The demand to call 1984 a genocide is not a demand for revenge. It is not a call for communal bitterness. Nor is it an attempt to reopen wounds for political gain.

It is a demand for truth.

A nation cannot heal what it refuses to name.

Words matter because words become history. They enter textbooks, shape legal thinking and define collective memory. They determine whether future generations understand an event as a disturbance, a riot, a massacre, a pogrom, a crime against humanity — or genocide.

Survivors already know the truth. But the Republic owes them more than compensation files, commissions of inquiry and delayed convictions. It owes them moral clarity.

If legislative bodies can pass resolutions on injustices across the world, surely they can speak honestly about one of the darkest crimes committed in independent India.

Two Indias in 1984

Whenever I think of 1984, I think of two Indias.

One India dragged Sikhs out of trains, distributed kerosene, burnt homes, used lists, shouted slogans and transformed grief into organized vengeance.

The other India hid Sikh leaders on farms, protected neighbours, opened doors, risked lives and refused to join the mob.

My father survived because that second India existed.

Thousands died because the first India was allowed to rule the streets.

A mature Republic must remember both. It must honour the rescuers. But it must also name the crime honestly.

Today, when legislatures abroad debate whether 1984 should be recognized as genocide, India should not react with irritation. It should look inward.

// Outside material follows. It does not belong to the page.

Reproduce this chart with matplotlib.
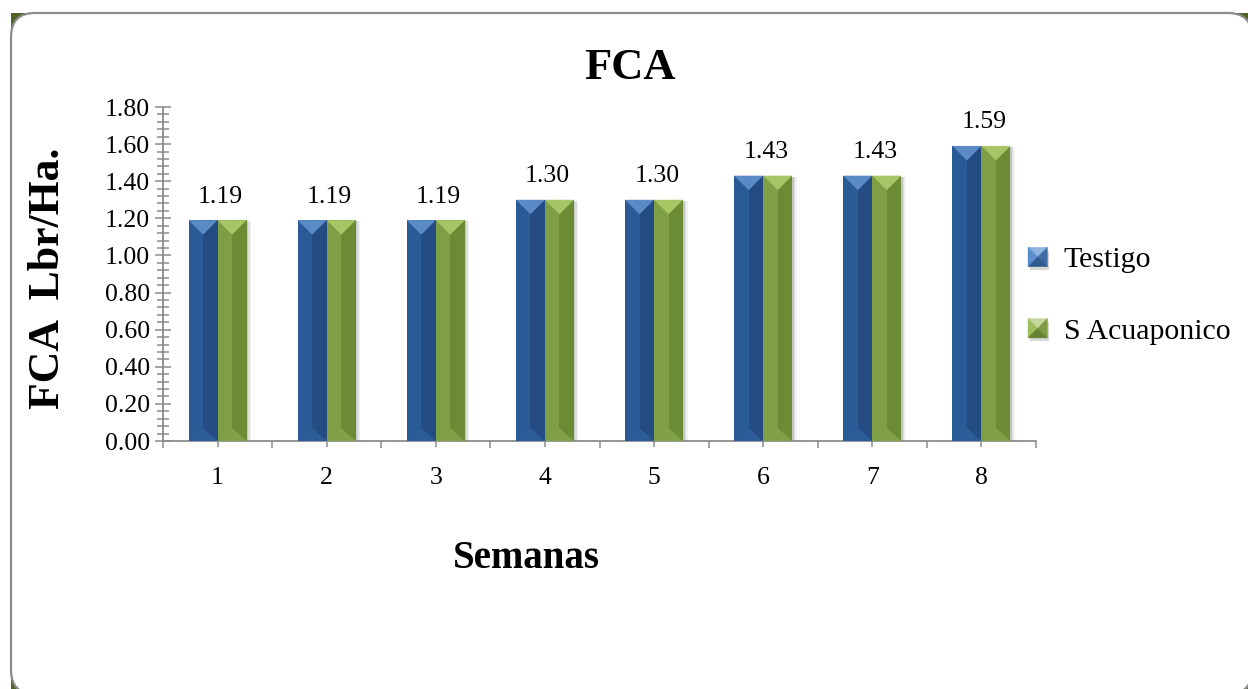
import matplotlib
matplotlib.use("Agg")
import matplotlib.pyplot as plt
import numpy as np
from matplotlib.patches import Polygon, Rectangle, FancyBboxPatch, Patch
from matplotlib.legend_handler import HandlerBase
from matplotlib.transforms import IdentityTransform
from matplotlib.ticker import MultipleLocator, FormatStrFormatter

# ---- data ----
semanas = ["1", "2", "3", "4", "5", "6", "7", "8"]
testigo = [1.19, 1.19, 1.19, 1.30, 1.30, 1.43, 1.43, 1.59]
acuaponico = [1.19, 1.19, 1.19, 1.30, 1.30, 1.43, 1.43, 1.59]
series_names = ["Testigo", "S Acuaponico"]

plt.rcParams["font.family"] = ["Liberation Serif", "DejaVu Serif"]

# bevel palettes: body-left, body-right, top, bottom
BLUE = dict(left="#2B5B96", right="#244C82", top="#5B8BC7", bottom="#2D5D98")
GREEN = dict(left="#7E9F45", right="#6B8B35", top="#A6C564", bottom="#80A147")
LEG_BLUE = dict(top="#8DB4E2", left="#5B8CCB", right="#3C6BA6", bottom="#2F5A90")
LEG_GREEN = dict(top="#C4D89C", left="#9DBD5C", right="#7E9C40", bottom="#66812F")
AXIS_GRAY = "#8C8C8C"
TICK_FS = 18.5

W, H, DPI = 1248, 689, 100
fig = plt.figure(figsize=(W / DPI, H / DPI), dpi=DPI)
fig.patch.set_facecolor("white")

# rounded chart frame with dark corners
fig.add_artist(Rectangle((11, -5), 1241, 681, transform=IdentityTransform(),
                         facecolor="#4F6228", edgecolor="none", zorder=-3))
fig.add_artist(FancyBboxPatch((11, -5), 1241, 681,
                              boxstyle="round,pad=0,rounding_size=24",
                              transform=IdentityTransform(), facecolor="white",
                              edgecolor=AXIS_GRAY, linewidth=1.6, zorder=-2))

ax = fig.add_axes([163 / W, 1 - 441 / H, (1036 - 163) / W, (441 - 107) / H])
ax.set_facecolor("none")

x = np.arange(len(semanas))
bw = 0.266
bars1 = ax.bar(x - bw / 2, testigo, bw, color=BLUE["left"], linewidth=0, zorder=3)
bars2 = ax.bar(x + bw / 2, acuaponico, bw, color=GREEN["left"], linewidth=0, zorder=3)

ax.set_xlim(-0.5, len(semanas) - 0.5)
ax.set_ylim(0, 1.8)

# pixel scale of data units (for the bevel geometry)
p0 = ax.transData.transform((0, 0))
p1 = ax.transData.transform((1, 1))
sx, sy = p1[0] - p0[0], p1[1] - p0[1]


def bevel(rect, pal, shadow=False):
    x0, w, h = rect.get_x(), rect.get_width(), rect.get_height()
    x1, xc = x0 + w, x0 + w / 2
    d = (w * sx / 2) / sy
    db = d * 0.9
    if shadow:
        for k, a in ((1.5, 0.35), (3.0, 0.22), (4.5, 0.12)):
            off = k / sx
            ax.add_patch(Rectangle((x0 + off, 0), w, h - 1.0 / sy, facecolor="#9a9a9a",
                                   alpha=a, linewidth=0, zorder=2))
    ax.add_patch(Rectangle((xc, 0), w / 2, h, facecolor=pal["right"], linewidth=0, zorder=4))
    ax.add_patch(Polygon([(x0, 0), (x1, 0), (xc, db)], closed=True,
                         facecolor=pal["bottom"], linewidth=0, zorder=4))
    ax.add_patch(Polygon([(x0, h), (x1, h), (xc, h - d)], closed=True,
                         facecolor=pal["top"], linewidth=0, zorder=5))


for r in bars1:
    bevel(r, BLUE)
for r in bars2:
    bevel(r, GREEN, shadow=True)

# value labels over each week
for xi, a, b in zip(x, testigo, acuaponico):
    ax.annotate(f"{a:.2f}", xy=(xi, max(a, b)), xytext=(2, 17),
                textcoords="offset points", ha="center", va="center",
                fontsize=TICK_FS, color="black", zorder=6)

# axes styling
for s in ("top", "right"):
    ax.spines[s].set_visible(False)
for s in ("left", "bottom"):
    ax.spines[s].set_color(AXIS_GRAY)
    ax.spines[s].set_linewidth(1.3)

ax.set_xticks(x)
ax.set_xticklabels(semanas)
ax.set_xticks(np.arange(-0.5, len(semanas), 1), minor=True)
ax.tick_params(axis="x", which="major", direction="inout", length=9, width=1.1,
               color=AXIS_GRAY, pad=14, labelsize=TICK_FS)
ax.tick_params(axis="x", which="minor", direction="out", length=5, width=1.1,
               color=AXIS_GRAY)

ax.yaxis.set_major_locator(MultipleLocator(0.2))
ax.yaxis.set_minor_locator(MultipleLocator(0.04))
ax.yaxis.set_major_formatter(FormatStrFormatter("%.2f"))
ax.tick_params(axis="y", which="major", direction="inout", length=11, width=1.1,
               color=AXIS_GRAY, pad=4, labelsize=TICK_FS)
ax.tick_params(axis="y", which="minor", direction="inout", length=9, width=1.1,
               color=AXIS_GRAY)

ax.set_ylabel("FCA  Lbr/Ha.", fontsize=31.5, fontweight="bold", va="center")
ax.yaxis.set_label_coords((48 - 163) / 873, (441 - 278) / 334)
ax.set_xlabel("Semanas", fontsize=28, fontweight="bold", va="center")
ax.xaxis.set_label_coords((526 - 163) / 873, -(558 - 441) / 334)

fig.text(630 / W, 1 - 68 / H, "FCA", ha="center", va="center",
         fontsize=32, fontweight="bold")


# legend with pyramid-style swatches
class BevelSquare(HandlerBase):
    def __init__(self, pal):
        super().__init__()
        self.pal = pal

    def create_artists(self, legend, orig_handle, xdescent, ydescent,
                       width, height, fontsize, trans):
        s = min(width, height)
        cx = -xdescent + width / 2
        cy = -ydescent + height / 2
        l, r, b, t = cx - s / 2, cx + s / 2, cy - s / 2, cy + s / 2
        c = (cx, cy)
        sh = Polygon([(l + 1.5, b - 2.5), (r + 1.5, b - 2.5), (r + 1.5, t - 2.5), (l + 1.5, t - 2.5)],
                     closed=True, facecolor="#b0b0b0", alpha=0.5, linewidth=0)
        arts = [sh]
        tris = [([(l, t), (r, t), c], "top"), ([(l, b), (l, t), c], "left"),
                ([(r, b), (r, t), c], "right"), ([(l, b), (r, b), c], "bottom")]
        for pts, key in tris:
            arts.append(Polygon(pts, closed=True, facecolor=self.pal[key],
                                edgecolor=self.pal[key], linewidth=0.3))
        for a in arts:
            a.set_transform(trans)
        return arts


h1 = Patch(facecolor=LEG_BLUE["left"])
h2 = Patch(facecolor=LEG_GREEN["left"])
ax.legend([h1, h2], series_names,
          handler_map={h1: BevelSquare(LEG_BLUE), h2: BevelSquare(LEG_GREEN)},
          loc="upper left", bbox_to_anchor=(1028 / W, 1 - 247 / H),
          bbox_transform=fig.transFigure, frameon=False, fontsize=21.5,
          handlelength=0.65, handleheight=0.65, handletextpad=0.55,
          labelspacing=1.5, borderpad=0, borderaxespad=0)

fig.savefig("out.png", dpi=DPI, facecolor="white")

The embarrassment is not that others are speaking.

The embarrassment is that we still hesitate to speak with sufficient honesty ourselves.

Forty-two years later, 1984 remains not only an unpunished crime and an unhealed wound, but also an officially undernamed truth.

And until Parliament and the Punjab Vidhan Sabha find the courage to say plainly what survivors have known for decades, the ghosts of 1984 will continue asking one uncomfortable question:

If this was not genocide, then what was it?